It might get a little redundant if one were to update you every time Rob Zombie hired somebody to play one of the many kooky characters that will be in his next movie, Halloween 2. If it isn’t some washed up b-movie actor getting a bit part as a janitor or gas station attendant, it’s the fucking Geico caveman earning his spot in the film as a bouncer.

Call me when there is some real casting news.

Ring, ring.

Who is it?

Howard Hesseman in your motherfuckin’ dome, bitch!
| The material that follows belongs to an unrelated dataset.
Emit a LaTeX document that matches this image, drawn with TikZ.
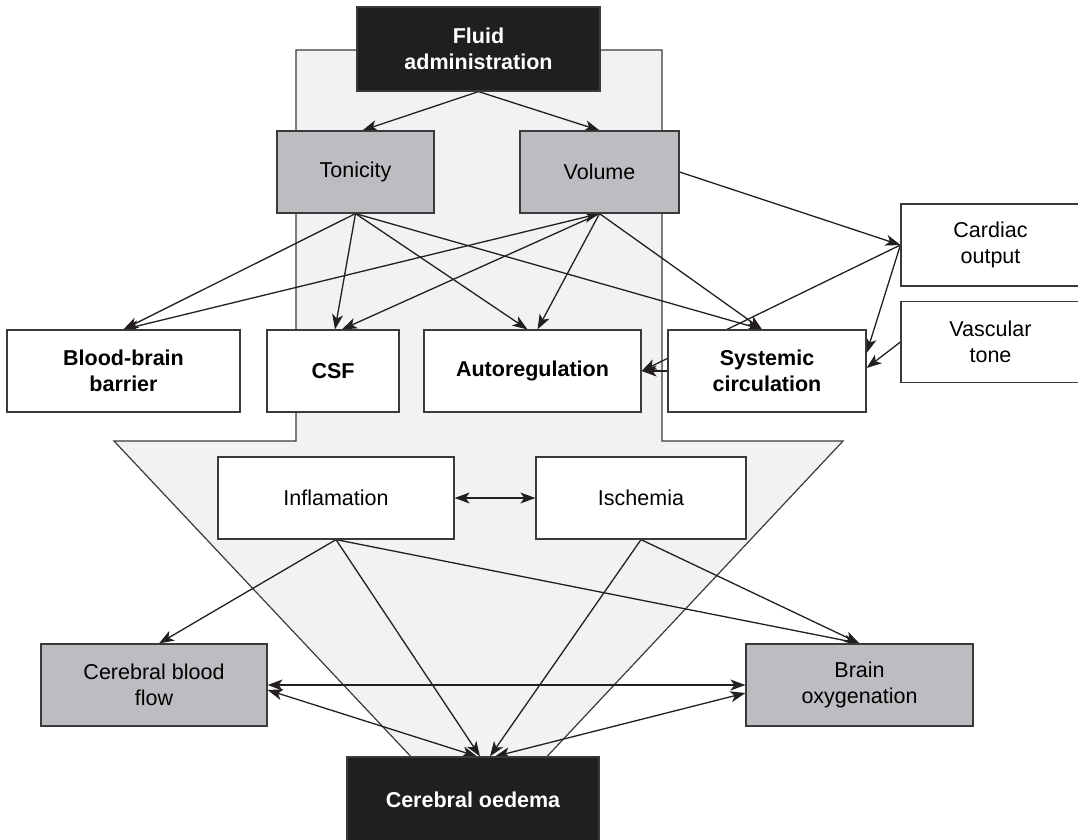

According to Rob Zombie’s MySpace page, class is back in session on the set of Halloween 2 because the head of said class has been cast as Uncle Meat, proprietor of Uncle Meat’s Java Hole. I don’t know how I could say it any clearer than that. But please, heed this one simple warning. When you go tell your buddy about how you read the latest Halloween 2 casting news on Chud, don’t set it up by saying something along the lines of, “Dude, guess which Head of the Class vet just got a role in H2,” because they’ll just be disappointed when it’s not the guy that played Arvid. I know I was.

Then again, I head that Platinum Dunes is still trying to find the next Robert Englund for their Nightmare on Elm Street remake. Could Billy Bob be out and Arvid be in?


“You are all my children now!”

Halloween 2 is set to begin filming at the end of this month.